— Begin GIVEN INFORMATION —

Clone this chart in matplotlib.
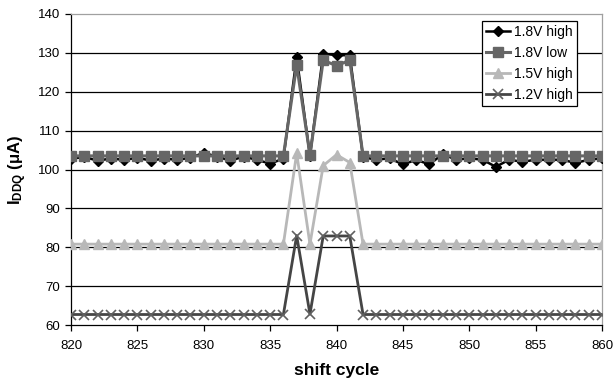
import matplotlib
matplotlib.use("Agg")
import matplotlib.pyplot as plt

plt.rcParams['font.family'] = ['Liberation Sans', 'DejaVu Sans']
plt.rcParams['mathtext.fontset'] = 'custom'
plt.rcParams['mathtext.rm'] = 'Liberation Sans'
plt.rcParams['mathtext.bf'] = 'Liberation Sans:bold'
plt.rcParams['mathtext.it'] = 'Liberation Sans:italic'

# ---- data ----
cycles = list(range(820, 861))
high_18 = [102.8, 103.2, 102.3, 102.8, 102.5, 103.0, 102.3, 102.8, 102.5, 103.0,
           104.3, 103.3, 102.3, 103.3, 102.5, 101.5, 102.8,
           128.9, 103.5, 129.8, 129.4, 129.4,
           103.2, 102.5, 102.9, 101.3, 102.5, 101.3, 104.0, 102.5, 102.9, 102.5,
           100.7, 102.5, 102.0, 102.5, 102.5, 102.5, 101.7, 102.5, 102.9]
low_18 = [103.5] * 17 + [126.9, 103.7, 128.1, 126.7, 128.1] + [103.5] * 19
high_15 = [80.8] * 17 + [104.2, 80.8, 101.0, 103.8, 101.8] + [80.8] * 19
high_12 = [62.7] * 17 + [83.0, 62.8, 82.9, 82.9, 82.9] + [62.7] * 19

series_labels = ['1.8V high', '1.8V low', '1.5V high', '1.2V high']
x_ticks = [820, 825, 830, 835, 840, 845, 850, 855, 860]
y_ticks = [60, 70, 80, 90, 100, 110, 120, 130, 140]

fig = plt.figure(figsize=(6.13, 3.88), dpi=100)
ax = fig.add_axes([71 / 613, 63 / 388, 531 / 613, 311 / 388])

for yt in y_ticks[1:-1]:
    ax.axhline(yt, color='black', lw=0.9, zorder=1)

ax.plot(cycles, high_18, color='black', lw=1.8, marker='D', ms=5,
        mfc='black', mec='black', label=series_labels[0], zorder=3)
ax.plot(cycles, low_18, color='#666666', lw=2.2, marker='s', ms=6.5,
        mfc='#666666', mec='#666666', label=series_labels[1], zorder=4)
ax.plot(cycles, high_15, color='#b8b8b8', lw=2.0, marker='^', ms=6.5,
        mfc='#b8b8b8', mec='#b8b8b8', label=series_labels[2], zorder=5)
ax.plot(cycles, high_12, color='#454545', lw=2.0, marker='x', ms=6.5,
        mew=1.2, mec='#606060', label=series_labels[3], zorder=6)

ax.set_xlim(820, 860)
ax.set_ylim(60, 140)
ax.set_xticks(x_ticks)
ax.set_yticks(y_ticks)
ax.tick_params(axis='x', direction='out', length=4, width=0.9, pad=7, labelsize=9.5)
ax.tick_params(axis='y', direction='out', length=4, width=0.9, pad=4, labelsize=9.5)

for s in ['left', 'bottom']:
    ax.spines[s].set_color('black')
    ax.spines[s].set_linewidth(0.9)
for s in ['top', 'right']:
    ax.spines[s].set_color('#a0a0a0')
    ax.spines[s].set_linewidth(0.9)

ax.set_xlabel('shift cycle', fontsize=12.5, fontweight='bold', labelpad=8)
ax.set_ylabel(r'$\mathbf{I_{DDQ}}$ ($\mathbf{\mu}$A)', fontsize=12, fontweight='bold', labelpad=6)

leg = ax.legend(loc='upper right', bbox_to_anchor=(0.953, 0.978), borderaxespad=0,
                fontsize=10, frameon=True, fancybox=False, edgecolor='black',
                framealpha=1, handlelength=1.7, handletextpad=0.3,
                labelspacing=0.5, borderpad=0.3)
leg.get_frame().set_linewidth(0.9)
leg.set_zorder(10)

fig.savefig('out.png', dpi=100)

— End GIVEN INFORMATION —

Could the lines from the top of the material through the line with "plt.rcParams['mathtext.it'] = 'Liberation" be repeated exactly, pictures left out?

Clone this chart in matplotlib.
import matplotlib
matplotlib.use("Agg")
import matplotlib.pyplot as plt

plt.rcParams['font.family'] = ['Liberation Sans', 'DejaVu Sans']
plt.rcParams['mathtext.fontset'] = 'custom'
plt.rcParams['mathtext.rm'] = 'Liberation Sans'
plt.rcParams['mathtext.bf'] = 'Liberation Sans:bold'
plt.rcParams['mathtext.it'] = 'Liberation Sans:italic'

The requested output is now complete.